Variant summary creation tool

About

As part of the standard LocalApp output, a variant summary file is created for each sample Pair_ID specified in the input sample sheet. Saved as [LocalApp_run_output]/Results/[Pair_ID]/[Pair_ID]_CombinedVariantOutput.tsv, these files contain information about the calculated TBM and MSI values, as well as the CNV, fusion and splice variants “reportable” by the LocalApp pipeline.

The “summarize_run_variants” TSOPPI tool aggregates the information available in a set of CombinedVariantOutput.tsv files generated for a given run.

Please note that while the information contained in CombinedVariantOutput.tsv files (and therefore also in the output of this tool) is very useful for gaining a first impression of the somatic changes in the analyzed samples, the complete post-processing output generated by TSOPPI tools process DNA sample/ process RNA sample tools will provide a better basis for variant interpretation.

Input files

  • A set of [LocalApp_run_output]/Results/[Pair_ID]/[Pair_ID]_CombinedVariantOutput.tsv files for a given LocalApp analysis run (the “[LocalApp_run_output]” directory should be specified with the --analysis_results_directory parameter; the individual CombinedVariantOutput.tsv files within that directory are found automatically).

Running the tool

Command line options:

usage: summarize_run_variants.py [-h] [-v] -r ANALYSIS_RESULTS_DIRECTORY -o
                               OUTPUT_FILE -s HOST_SYSTEM_MOUNTING_DIRECTORY
                               [-c CONTAINER_MOUNTING_DIRECTORY]

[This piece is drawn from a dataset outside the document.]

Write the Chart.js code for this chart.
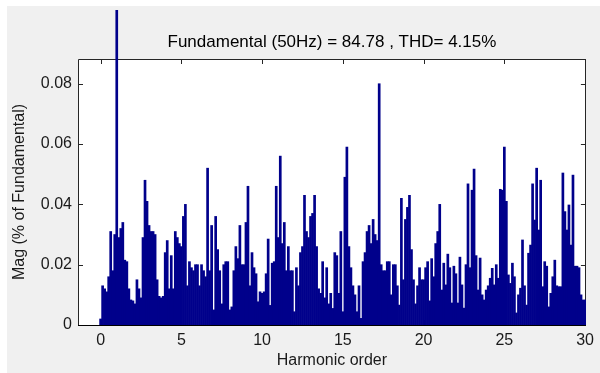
<!DOCTYPE html>
<html lang="en">
<head>
<meta charset="UTF-8">
<style>
body {
    margin: 0;
    background: #ffffff;
}
#wrap {
    position: absolute;
    left: 7px;
    top: 6px;
    width: 593px;
    height: 367px;
}
</style>
</head>
<body>
<div id="wrap"><canvas id="fft" width="593" height="367"></canvas></div>
<script src="https://cdn.jsdelivr.net/npm/chart.js"></script>
<script>
// FFT spectrum, 8 bins per harmonic (one row per harmonic order)
const binsPerHarmonic = 8;
const magnitude = [
    0.002, 0.013, 0.012, 0.011, 0.016, 0.031, 0.018, 0.030,
    1.0, 0.029, 0.032, 0.034, 0.0215, 0.021, 0.012, 0.0083,
    0.008, 0.007, 0.015, 0.012, 0.009, 0.029, 0.048, 0.041,
    0.033, 0.031, 0.031, 0.030, 0.015, 0.0095, 0.009, 0.0095,
    0.024, 0.028, 0.012, 0.023, 0.012, 0.031, 0.029, 0.027,
    0.026, 0.036, 0.040, 0.013, 0.021, 0.019, 0.018, 0.020,
    0.020, 0.013, 0.020, 0.018, 0.016, 0.052, 0.018, 0.033,
    0.005, 0.036, 0.025, 0.018, 0.007, 0.020, 0.021, 0.021,
    0.005, 0.006, 0.018, 0.026, 0.022, 0.033, 0.020, 0.020,
    0.034, 0.046, 0.013, 0.024, 0.019, 0.017, 0.0077, 0.011,
    0.0105, 0.011, 0.017, 0.0285, 0.0065, 0.0205, 0.021, 0.046,
    0.029, 0.056, 0.027, 0.034, 0.018, 0.026, 0.018, 0.018,
    0.0044, 0.019, 0.013, 0.024, 0.026, 0.043, 0.031, 0.029,
    0.036, 0.037, 0.043, 0.026, 0.012, 0.0105, 0.021, 0.009,
    0.019, 0.007, 0.0105, 0.0055, 0.024, 0.023, 0.0105, 0.031,
    0.0044, 0.049, 0.059, 0.026, 0.019, 0.013, 0.010, 0.0044,
    0.013, 0.0022, 0.021, 0.024, 0.031, 0.033, 0.027, 0.035,
    0.030, 0.028, 0.080, 0.020, 0.018, 0.018, 0.021, 0.021,
    0.010, 0.020, 0.020, 0.013, 0.0066, 0.042, 0.015, 0.035,
    0.039, 0.043, 0.025, 0.015, 0.007, 0.013, 0.019, 0.015,
    0.015, 0.019, 0.021, 0.008, 0.022, 0.016, 0.027, 0.031,
    0.040, 0.0116, 0.0205, 0.0133, 0.0235, 0.019, 0.0073, 0.0195,
    0.017, 0.0073, 0.0225, 0.0133, 0.0056, 0.020, 0.0468, 0.019,
    0.0447, 0.0517, 0.023, 0.0116, 0.0222, 0.010, 0.0083, 0.0116,
    0.013, 0.0155, 0.0188, 0.0133, 0.020, 0.0155, 0.045, 0.0447,
    0.059, 0.041, 0.0166, 0.0138, 0.0205, 0.016, 0.004, 0.010,
    0.0122, 0.0282, 0.013, 0.0066, 0.0238, 0.0265, 0.0468, 0.0348,
    0.052, 0.0315, 0.048, 0.0127, 0.021, 0.0195, 0.006, 0.0105,
    0.016, 0.0215, 0.013, 0.0127, 0.0127, 0.0504, 0.0376, 0.0315,
    0.0398, 0.0265, 0.0497, 0.0195, 0.0195, 0.019, 0.010, 0.0083,
    0.0083
];
const xTicks = [0, 5, 10, 15, 20, 25, 30];
const yTicks = [0, 0.02, 0.04, 0.06, 0.08];
const chartTitle = 'Fundamental (50Hz) = 84.78 , THD= 4.15%';
const xTitle = 'Harmonic order';
const yTitle = 'Mag (% of Fundamental)';

const fontFamily = '"Liberation Sans", Arial, sans-serif';
const axisColor = '#262626';

const points = magnitude.map((v, i) => ({ x: i / binsPerHarmonic, y: v }));

// grey figure, white axes, box with inward ticks, title (matlab look)
const matlabFrame = {
    id: 'matlabFrame',
    beforeDraw(chart) {
        const { ctx, chartArea: a } = chart;
        ctx.save();
        ctx.fillStyle = '#f0f0f0';
        ctx.fillRect(0, 0, chart.width, chart.height);
        ctx.fillStyle = '#ffffff';
        ctx.fillRect(a.left, a.top, a.right - a.left, a.bottom - a.top);
        ctx.restore();
    },
    beforeDatasetsDraw(chart) {
        const { ctx, chartArea: a, scales } = chart;
        ctx.save();
        ctx.strokeStyle = axisColor;
        ctx.lineWidth = 1;
        ctx.beginPath();
        ctx.rect(Math.round(a.left) + 0.5, Math.round(a.top) + 0.5,
                 Math.round(a.right - a.left) - 1, Math.round(a.bottom - a.top));
        xTicks.forEach(v => {
            const px = Math.round(scales.x.getPixelForValue(v)) + 0.5;
            ctx.moveTo(px, a.top);
            ctx.lineTo(px, a.top + 5);
            ctx.moveTo(px, a.bottom);
            ctx.lineTo(px, a.bottom - 5);
        });
        yTicks.forEach(v => {
            const py = Math.round(scales.y.getPixelForValue(v)) + 0.5;
            ctx.moveTo(a.left, py);
            ctx.lineTo(a.left + 5, py);
            ctx.moveTo(a.right, py);
            ctx.lineTo(a.right - 5, py);
        });
        ctx.stroke();
        ctx.restore();
    },
    afterDatasetsDraw(chart) {
        const { ctx, chartArea: a } = chart;
        ctx.save();
        ctx.strokeStyle = '#000000';
        ctx.lineWidth = 1;
        ctx.beginPath();
        ctx.moveTo(a.left, Math.round(a.bottom) + 0.5);
        ctx.lineTo(a.right, Math.round(a.bottom) + 0.5);
        ctx.stroke();
        ctx.fillStyle = '#000000';
        ctx.font = '17px ' + fontFamily;
        ctx.textAlign = 'center';
        ctx.textBaseline = 'middle';
        ctx.fillText(chartTitle, (a.left + a.right) / 2, 36);
        ctx.restore();
    }
};

new Chart(document.getElementById('fft'), {
    type: 'bar',
    data: {
        datasets: [{
            data: points,
            backgroundColor: '#00008b',
            borderWidth: 0,
            barPercentage: 1.0,
            categoryPercentage: 1.0,
            clip: { left: 0, top: 49, right: 0, bottom: 0 }
        }]
    },
    options: {
        responsive: false,
        animation: false,
        layout: {
            padding: { top: 53, right: 9, left: 0, bottom: 0 }
        },
        plugins: {
            legend: { display: false },
            tooltip: { enabled: false },
            title: { display: false }
        },
        scales: {
            x: {
                type: 'linear',
                min: -1.4,
                max: 30.05,
                offset: false,
                grid: { display: false, drawTicks: false },
                border: { display: false },
                afterBuildTicks: s => { s.ticks = xTicks.map(v => ({ value: v })); },
                afterFit: s => { s.height = 48; },
                ticks: {
                    padding: 6,
                    color: '#1a1a1a',
                    font: { family: fontFamily, size: 16 },
                    maxRotation: 0,
                    callback: v => String(v)
                },
                title: {
                    display: true,
                    text: xTitle,
                    color: '#1a1a1a',
                    font: { family: fontFamily, size: 16 },
                    padding: { top: 0, bottom: 3 }
                }
            },
            y: {
                min: 0,
                max: 0.0882,
                grid: { display: false, drawTicks: false },
                border: { display: false },
                afterBuildTicks: s => { s.ticks = yTicks.map(v => ({ value: v })); },
                afterFit: s => { s.width = 71; },
                ticks: {
                    padding: 6,
                    color: '#1a1a1a',
                    font: { family: fontFamily, size: 16 },
                    callback: v => (v === 0 ? '0' : v.toFixed(2))
                },
                title: {
                    display: true,
                    text: yTitle,
                    color: '#1a1a1a',
                    font: { family: fontFamily, size: 16 },
                    padding: { top: 3, bottom: 0 }
                }
            }
        }
    },
    plugins: [matlabFrame]
});
</script>
</body>
</html>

Condense all CombinedVariantOutput.tsv files contained in the specified
directory`s tree into a variant-overview table. The resulting table contains
one line per sample (i.e., one line per found CombinedVariantOutput.tsv
file.

  -r ANALYSIS_RESULTS_DIRECTORY, --analysis_results_directory ANALYSIS_RESULTS_DIRECTORY
                        absolute path to a TSO500 LocalApp output directory
                        (or some other directory containing
                        CombinedVariantOutput.tsv files in its directory
                        tree)
  -o OUTPUT_FILE, --output_file OUTPUT_FILE
                        absolute path to the output table/file with per-sample
                        variant summaries
  -s HOST_SYSTEM_MOUNTING_DIRECTORY, --host_system_mounting_directory HOST_SYSTEM_MOUNTING_DIRECTORY
                        absolute path to the host system mounting directory;
                        the specified directory should include all input and
                        output file paths in its directory tree
optional arguments:
  -h, --help            show this help message and exit
  -v, --version         show program`s version number and exit
  -c CONTAINER_MOUNTING_DIRECTORY, --container_mounting_directory CONTAINER_MOUNTING_DIRECTORY
                        container`s inner mounting point; the host system
                        mounting directory path/prefix will be replaced by the
                        container mounting directory path in all input and
                        output file paths (this parameter likely shouldn`t be
                        changed)

Example invocation using the Docker image:

$ [sudo] docker run \
    --rm \
    -it \
    -v /hs_prefix_path:/inpred/data \
    inpred/tsoppi_main:v0.1 \
      python /inpred/user_scripts/summarize_run_variants.py \
        --analysis_results_directory /hs_prefix_path/analysis/run1 \
        --output_file /hs_prefix_path/postprocessing/run1/run1_variant_summary.tsv \
        --host_system_mounting_directory /hs_prefix_path

Output files

A single output file (with the path specified by parameter --output_file) is created; it contains aggregated and re-formatted information retrieved from the input files. Please view the file’s header for details regarding the output format.